### EXERCISE GOAL:
All of the data should be repeated exactly; pictures are not part of the copy.

[Begin GIVEN DATA]

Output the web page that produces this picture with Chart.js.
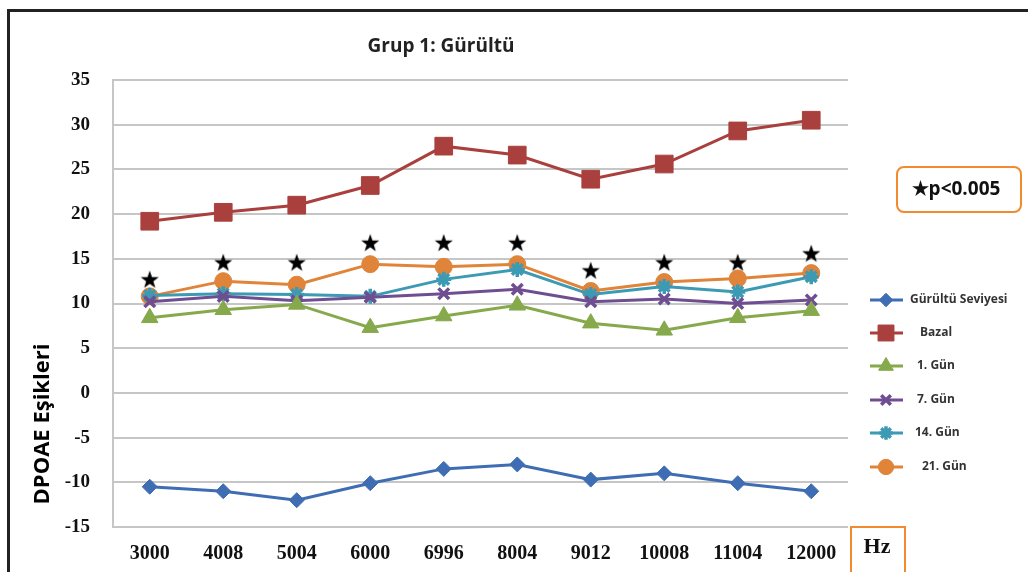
<!DOCTYPE html>
<html>
<head>
<meta charset="utf-8">
<script src="https://cdn.jsdelivr.net/npm/chart.js@4/dist/chart.umd.min.js"></script>
<style>
  html, body { margin: 0; padding: 0; background: #fff; overflow: hidden; }
  #frame { position: absolute; left: 7px; top: 9px; width: 1040px; height: 600px; border: 3px solid #222; }
  #wrap { position: absolute; left: 0; top: 0; width: 1028px; height: 572px; }
</style>
</head>
<body>
<div id="frame"></div>
<div id="wrap"><canvas id="c" width="1028" height="572"></canvas></div>
<script>
const categories = ['3000','4008','5004','6000','6996','8004','9012','10008','11004','12000'];
const gurultu = [-10.5, -11.0, -12.0, -10.1, -8.5, -8.0, -9.7, -9.0, -10.1, -11.0];
const bazal   = [19.2, 20.2, 21.0, 23.2, 27.6, 26.6, 23.9, 25.6, 29.3, 30.5];
const gun1    = [8.4, 9.3, 9.9, 7.3, 8.6, 9.8, 7.8, 7.0, 8.4, 9.2];
const gun7    = [10.2, 10.8, 10.3, 10.7, 11.1, 11.6, 10.2, 10.5, 10.0, 10.4];
const gun14   = [10.9, 11.1, 11.0, 10.8, 12.7, 13.8, 11.0, 11.9, 11.3, 13.0];
const gun21   = [10.8, 12.5, 12.1, 14.4, 14.1, 14.4, 11.4, 12.4, 12.8, 13.4];
const starPos = [12.7, 14.6, 14.6, 16.8, 16.8, 16.8, 13.7, 14.6, 14.6, 15.6];
const yTicks  = [35, 30, 25, 20, 15, 10, 5, 0, -5, -10, -15];
const seriesNames = ['Gürültü Seviyesi', 'Bazal', '1. Gün', '7. Gün', '14. Gün', '21. Gün'];

const colors = ['#3F6DB3', '#A9403D', '#86A94B', '#6E4E90', '#3C9AB4', '#E0843A'];
const styles = ['rectRot', 'rect', 'triangle', 'crossRot', 'star', 'circle'];
const radii  = [7.5, 12.5, 9.5, 7.5, 7.5, 8.5];

// filled five-point star image for significance markers
const starImg = document.createElement('canvas');
starImg.width = 20; starImg.height = 20;
(function(){
  const g = starImg.getContext('2d');
  g.fillStyle = '#000';
  g.beginPath();
  for (let i = 0; i < 10; i++) {
    const r = i % 2 === 0 ? 9.5 : 3.8;
    const a = -Math.PI / 2 + i * Math.PI / 5;
    const x = 10 + r * Math.cos(a), y = 10.8 + r * Math.sin(a);
    if (i === 0) g.moveTo(x, y); else g.lineTo(x, y);
  }
  g.closePath();
  g.fill();
})();

const seriesData = [gurultu, bazal, gun1, gun7, gun14, gun21];
const datasets = seriesData.map((d, i) => ({
  label: seriesNames[i],
  data: d,
  borderColor: colors[i],
  backgroundColor: colors[i],
  pointBackgroundColor: colors[i],
  pointBorderColor: colors[i],
  borderWidth: 3,
  pointStyle: styles[i],
  pointRadius: radii[i],
  pointBorderWidth: (styles[i] === 'crossRot' || styles[i] === 'star') ? 3.5 : 1,
  tension: 0,
  fill: false
}));
datasets.push({
  label: 'stars',
  data: starPos,
  showLine: false,
  pointStyle: starImg,
  pointRadius: 10,
  borderWidth: 0
});

const decor = {
  id: 'decor',
  afterDraw(chart) {
    const ctx = chart.ctx;
    ctx.save();
    // title
    ctx.fillStyle = '#222';
    ctx.font = 'bold 19px "Open Sans", "Liberation Sans", sans-serif';
    ctx.textAlign = 'center';
    ctx.textBaseline = 'middle';
    ctx.fillText('Grup 1: Gürültü', 441, 47);
    // y axis title
    ctx.save();
    ctx.translate(43, 424);
    ctx.rotate(-Math.PI / 2);
    ctx.font = 'bold 22px "Open Sans", "Liberation Sans", sans-serif';
    ctx.fillStyle = '#000';
    ctx.fillText('DPOAE Eşikleri', 0, 0);
    ctx.restore();
    // legend
    const ly = [300, 333, 366, 400, 433, 467];
    const lx = [910, 920, 917, 917, 915, 922];
    const helpers = Chart.helpers;
    for (let i = 0; i < 6; i++) {
      ctx.strokeStyle = colors[i];
      ctx.lineWidth = 3;
      ctx.beginPath();
      ctx.moveTo(870, ly[i]);
      ctx.lineTo(903, ly[i]);
      ctx.stroke();
      ctx.fillStyle = colors[i];
      ctx.lineWidth = (styles[i] === 'crossRot' || styles[i] === 'star') ? 3.5 : 1;
      if (helpers && helpers.drawPoint) {
        helpers.drawPoint(ctx, { pointStyle: styles[i], radius: radii[i] * 0.9, borderWidth: ctx.lineWidth, rotation: 0 }, 886, ly[i]);
      }
      ctx.fillStyle = '#333';
      ctx.font = 'bold 12px "Open Sans", "Liberation Sans", sans-serif';
      ctx.textAlign = 'left';
      ctx.fillText(seriesNames[i], lx[i], ly[i]);
    }
    // p box
    ctx.strokeStyle = '#F28A2E';
    ctx.lineWidth = 2;
    ctx.beginPath();
    ctx.roundRect(897, 167, 124, 45, 7);
    ctx.stroke();
    ctx.fillStyle = '#111';
    ctx.font = 'bold 19px "Open Sans", "Liberation Sans", sans-serif';
    ctx.textAlign = 'center';
    ctx.fillText('★p<0.005', 956, 190);
    // Hz box
    ctx.strokeStyle = '#F28A2E';
    ctx.lineWidth = 2;
    ctx.strokeRect(851, 527, 54, 50);
    ctx.fillStyle = '#111';
    ctx.font = 'bold 22px "Liberation Serif", "Times New Roman", serif';
    ctx.fillText('Hz', 877, 547);
    ctx.restore();
  }
};

new Chart(document.getElementById('c'), {
  type: 'line',
  data: { labels: categories, datasets },
  options: {
    responsive: false,
    animation: false,
    devicePixelRatio: 1,
    layout: { padding: { left: 0, right: 180, top: 80, bottom: 0 } },
    plugins: { legend: { display: false }, title: { display: false }, tooltip: { enabled: false } },
    scales: {
      x: {
        offset: true,
        grid: { display: false, drawTicks: false },
        border: { display: false },
        ticks: { color: '#111', font: { family: '"Liberation Serif", "Times New Roman", serif', weight: 'bold', size: 20 }, padding: 15, maxRotation: 0, autoSkip: false },
        afterFit(s) { s.height = 45; }
      },
      y: {
        min: -15, max: 35,
        afterBuildTicks(s) { s.ticks = yTicks.map(v => ({ value: v })); },
        grid: { color: '#c6c6c6', lineWidth: 2, drawTicks: false },
        border: { display: true, color: '#c6c6c6', width: 2 },
        ticks: { color: '#111', font: { family: '"Liberation Serif", "Times New Roman", serif', weight: 'bold', size: 19 }, padding: 23 },
        afterFit(s) { s.width = 113; }
      }
    }
  },
  plugins: [decor]
});
</script>
</body>
</html>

[End GIVEN DATA]

### THE SOLUTION:
Output the web page that produces this picture with Chart.js.
<!DOCTYPE html>
<html>
<head>
<meta charset="utf-8">
<script src="https://cdn.jsdelivr.net/npm/chart.js@4/dist/chart.umd.min.js"></script>
<style>
  html, body { margin: 0; padding: 0; background: #fff; overflow: hidden; }
  #frame { position: absolute; left: 7px; top: 9px; width: 1040px; height: 600px; border: 3px solid #222; }
  #wrap { position: absolute; left: 0; top: 0; width: 1028px; height: 572px; }
</style>
</head>
<body>
<div id="frame"></div>
<div id="wrap"><canvas id="c" width="1028" height="572"></canvas></div>
<script>
const categories = ['3000','4008','5004','6000','6996','8004','9012','10008','11004','12000'];
const gurultu = [-10.5, -11.0, -12.0, -10.1, -8.5, -8.0, -9.7, -9.0, -10.1, -11.0];
const bazal   = [19.2, 20.2, 21.0, 23.2, 27.6, 26.6, 23.9, 25.6, 29.3, 30.5];
const gun1    = [8.4, 9.3, 9.9, 7.3, 8.6, 9.8, 7.8, 7.0, 8.4, 9.2];
const gun7    = [10.2, 10.8, 10.3, 10.7, 11.1, 11.6, 10.2, 10.5, 10.0, 10.4];
const gun14   = [10.9, 11.1, 11.0, 10.8, 12.7, 13.8, 11.0, 11.9, 11.3, 13.0];
const gun21   = [10.8, 12.5, 12.1, 14.4, 14.1, 14.4, 11.4, 12.4, 12.8, 13.4];
const starPos = [12.7, 14.6, 14.6, 16.8, 16.8, 16.8, 13.7, 14.6, 14.6, 15.6];
const yTicks  = [35, 30, 25, 20, 15, 10, 5, 0, -5, -10, -15];
const seriesNames = ['Gürültü Seviyesi', 'Bazal', '1. Gün', '7. Gün', '14. Gün', '21. Gün'];

const colors = ['#3F6DB3', '#A9403D', '#86A94B', '#6E4E90', '#3C9AB4', '#E0843A'];
const styles = ['rectRot', 'rect', 'triangle', 'crossRot', 'star', 'circle'];
const radii  = [7.5, 12.5, 9.5, 7.5, 7.5, 8.5];

// filled five-point star image for significance markers
const starImg = document.createElement('canvas');
starImg.width = 20; starImg.height = 20;
(function(){
  const g = starImg.getContext('2d');
  g.fillStyle = '#000';
  g.beginPath();
  for (let i = 0; i < 10; i++) {
    const r = i % 2 === 0 ? 9.5 : 3.8;
    const a = -Math.PI / 2 + i * Math.PI / 5;
    const x = 10 + r * Math.cos(a), y = 10.8 + r * Math.sin(a);
    if (i === 0) g.moveTo(x, y); else g.lineTo(x, y);
  }
  g.closePath();
  g.fill();
})();

const seriesData = [gurultu, bazal, gun1, gun7, gun14, gun21];
const datasets = seriesData.map((d, i) => ({
  label: seriesNames[i],
  data: d,
  borderColor: colors[i],
  backgroundColor: colors[i],
  pointBackgroundColor: colors[i],
  pointBorderColor: colors[i],
  borderWidth: 3,
  pointStyle: styles[i],
  pointRadius: radii[i],
  pointBorderWidth: (styles[i] === 'crossRot' || styles[i] === 'star') ? 3.5 : 1,
  tension: 0,
  fill: false
}));
datasets.push({
  label: 'stars',
  data: starPos,
  showLine: false,
  pointStyle: starImg,
  pointRadius: 10,
  borderWidth: 0
});

const decor = {
  id: 'decor',
  afterDraw(chart) {
    const ctx = chart.ctx;
    ctx.save();
    // title
    ctx.fillStyle = '#222';
    ctx.font = 'bold 19px "Open Sans", "Liberation Sans", sans-serif';
    ctx.textAlign = 'center';
    ctx.textBaseline = 'middle';
    ctx.fillText('Grup 1: Gürültü', 441, 47);
    // y axis title
    ctx.save();
    ctx.translate(43, 424);
    ctx.rotate(-Math.PI / 2);
    ctx.font = 'bold 22px "Open Sans", "Liberation Sans", sans-serif';
    ctx.fillStyle = '#000';
    ctx.fillText('DPOAE Eşikleri', 0, 0);
    ctx.restore();
    // legend
    const ly = [300, 333, 366, 400, 433, 467];
    const lx = [910, 920, 917, 917, 915, 922];
    const helpers = Chart.helpers;
    for (let i = 0; i < 6; i++) {
      ctx.strokeStyle = colors[i];
      ctx.lineWidth = 3;
      ctx.beginPath();
      ctx.moveTo(870, ly[i]);
      ctx.lineTo(903, ly[i]);
      ctx.stroke();
      ctx.fillStyle = colors[i];
      ctx.lineWidth = (styles[i] === 'crossRot' || styles[i] === 'star') ? 3.5 : 1;
      if (helpers && helpers.drawPoint) {
        helpers.drawPoint(ctx, { pointStyle: styles[i], radius: radii[i] * 0.9, borderWidth: ctx.lineWidth, rotation: 0 }, 886, ly[i]);
      }
      ctx.fillStyle = '#333';
      ctx.font = 'bold 12px "Open Sans", "Liberation Sans", sans-serif';
      ctx.textAlign = 'left';
      ctx.fillText(seriesNames[i], lx[i], ly[i]);
    }
    // p box
    ctx.strokeStyle = '#F28A2E';
    ctx.lineWidth = 2;
    ctx.beginPath();
    ctx.roundRect(897, 167, 124, 45, 7);
    ctx.stroke();
    ctx.fillStyle = '#111';
    ctx.font = 'bold 19px "Open Sans", "Liberation Sans", sans-serif';
    ctx.textAlign = 'center';
    ctx.fillText('★p<0.005', 956, 190);
    // Hz box
    ctx.strokeStyle = '#F28A2E';
    ctx.lineWidth = 2;
    ctx.strokeRect(851, 527, 54, 50);
    ctx.fillStyle = '#111';
    ctx.font = 'bold 22px "Liberation Serif", "Times New Roman", serif';
    ctx.fillText('Hz', 877, 547);
    ctx.restore();
  }
};

new Chart(document.getElementById('c'), {
  type: 'line',
  data: { labels: categories, datasets },
  options: {
    responsive: false,
    animation: false,
    devicePixelRatio: 1,
    layout: { padding: { left: 0, right: 180, top: 80, bottom: 0 } },
    plugins: { legend: { display: false }, title: { display: false }, tooltip: { enabled: false } },
    scales: {
      x: {
        offset: true,
        grid: { display: false, drawTicks: false },
        border: { display: false },
        ticks: { color: '#111', font: { family: '"Liberation Serif", "Times New Roman", serif', weight: 'bold', size: 20 }, padding: 15, maxRotation: 0, autoSkip: false },
        afterFit(s) { s.height = 45; }
      },
      y: {
        min: -15, max: 35,
        afterBuildTicks(s) { s.ticks = yTicks.map(v => ({ value: v })); },
        grid: { color: '#c6c6c6', lineWidth: 2, drawTicks: false },
        border: { display: true, color: '#c6c6c6', width: 2 },
        ticks: { color: '#111', font: { family: '"Liberation Serif", "Times New Roman", serif', weight: 'bold', size: 19 }, padding: 23 },
        afterFit(s) { s.width = 113; }
      }
    }
  },
  plugins: [decor]
});
</script>
</body>
</html>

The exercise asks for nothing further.